Como será sua participação na arrecadação de recursos para financiar a campanha?

Definimos um orçamento de R$ 90 milhões como teto e estamos confiantes na nossa capacidade de arrecadação. É óbvio que estou disposto a contribuir de maneira significativa. Mas tenho certeza de que serão muitos os financiadores da campanha. Todos são muito bem vindos, desde que o façam com transparência e oficialmente. O que não aceitaremos é caixa dois.

Com quanto o sr. já contribuiu até agora?

Fiz alguns aportes para o caixa do PV, que somaram R$ 1 milhão até agora. Meu limite é mais de natureza ética. Não comprei a vaga de candidato a vice-presidente. É um sacrifício estar na posição que estou. Era muito mais confortável estar na posição em que eu estava antes.

Como o sr. define seu papel?

Eu me juntei a Marina porque tenho afinidade com seu projeto. Meu papel é agregar a minha visão do país, fruto da minha experiência empresarial. Sou uma ponte com o empresariado mais moderno e isso também significa trazer mais recursos para a campanha. Mas não sou caixa. Quem quiser ver meu papel apenas como aquele que passa o pires que veja. Mas será uma visão muito simplista.

O sr. se preocupa com os riscos que a sua exposição na campanha pode criar para a imagem da Natura, ou sua empresa poderá ser beneficiada por essa exposição?

A Natura tem 40 anos de vida e resistirá a qualquer busca que for feita. Não vejo que vantagem poderia ter, porque a marca já é muito conhecida, e obviamente não foi com esse sentido que me lancei candidato. Os riscos a que ela ficará exposta sempre me preocuparam mais do que os benefícios que ela poderia colher.

Em seu discurso na convenção do PV, o sr. disse que o poder político precisa se sobrepor ao poder econômico. O que o sr. quis dizer?

As decisões de governo muitas vezes são influenciadas por grupos e interesses econômicos que historicamente se sobrepujaram ao interesse coletivo mais amplo. Nossa visão é que esse interesse coletivo mais amplo deve se sobrepor ao interesse de grupos setoriais e o bem comum deve ser negociado de forma transparente.

O apoio que o governo tem dado à formação de grandes grupos empresariais é um exemplo do que o incomoda?

A existência de grupos empresariais nacionais fortes é importante para o desenvolvimento do Brasil, sem a menor dúvida. Mas a maneira como esses grupos são apoiados por recursos públicos deve ser absolutamente transparente. A sociedade precisa ter clareza de como os recursos são alocados. A definição dessa estratégia e a escolha dos grupos a serem beneficiados não podem ser feitas a portas fechadas.

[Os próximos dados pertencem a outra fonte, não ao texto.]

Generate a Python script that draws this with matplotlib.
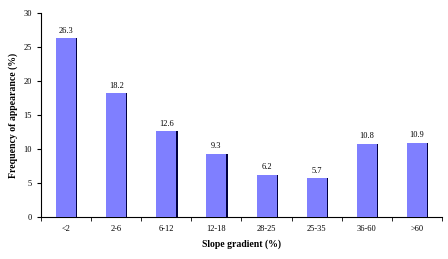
import matplotlib.pyplot as plt
import numpy as np

categories = ['<2', '2-6', '6-12', '12-18', '28-25', '25-35', '36-60', '>60']
values = [26.3, 18.2, 12.6, 9.3, 6.2, 5.7, 10.8, 10.9]

plt.rcParams['font.family'] = ['Liberation Serif', 'DejaVu Serif']

fig = plt.figure(figsize=(4.48, 2.59), dpi=100)
ax = fig.add_axes([0.0915, 0.162, 0.895, 0.788])

x = np.arange(len(categories))
# dark shadow on the right side of each bar
ax.bar(x + 0.025, values, width=0.4, color='#000040', zorder=2)
ax.bar(x, values, width=0.4, color='#7f7fff', zorder=3)

for xi, v in zip(x, values):
    ax.text(xi, v + 0.5, f'{v}', ha='center', va='bottom', fontsize=6)

ax.set_xlim(-0.5, len(categories) - 0.5)
ax.set_ylim(0, 30)
ax.set_yticks(range(0, 31, 5))
ax.set_xticks(x)
ax.set_xticklabels(categories)
ax.set_xticks(np.arange(-0.5, len(categories), 1), minor=True)
ax.tick_params(axis='x', which='major', length=0, labelsize=6, pad=6)
ax.tick_params(axis='x', which='minor', length=3, direction='out')
ax.tick_params(axis='y', labelsize=6, length=3, direction='out')

ax.spines['top'].set_visible(False)
ax.spines['right'].set_visible(False)

ax.set_xlabel('Slope gradient (%)', fontsize=7, fontweight='bold', labelpad=4)
ax.set_ylabel('Frequency of appearance (%)', fontsize=7, fontweight='bold')

fig.savefig('out.png', dpi=100)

Onde o Brasil vai encontrar os recursos necessários para financiar os investimentos que precisa fazer para crescer num ritmo mais vigoroso sem alimentar a inflação nem criar outros desequilíbrios?

Não tem jeito. O setor público precisa administrar melhor seus gastos. Não há país que tenha sustentado altas taxas de investimento como as que desejamos sem uma maior eficiência no gasto do Estado. Não tem mágica a ser feita, mas há espaço para ganhos de eficiência nos gastos públicos, o que abriria espaço para mais investimentos.

Que mudanças seriam necessárias na política econômica para promover o modelo de desenvolvimento sustentável que Marina defende?

O sistema tributário é um exemplo. Todos concordam que ele precisa de uma ampla reforma, mas cada um tem a sua e por isso não se avança. Podemos pensar em mudanças pontuais que corrijam as principais distorções do sistema e ao mesmo tempo criem estímulos para reduzir o consumo de energia, emitir menos carbono e adotar processos produtivos mais eficientes na indústria.

Isso não tornaria ainda mais complicada a negociação de uma reforma tributária?

O que não é possível é deixar de falar disso. Não se pode falar em redução de impostos para automóveis sem considerar os problemas que um aumento na venda de automóveis pode criar. Esta é a visão que deveria permear todas as políticas do governo, os instrumentos de crédito, a maneira de pensar as cidades e a infraestrutura.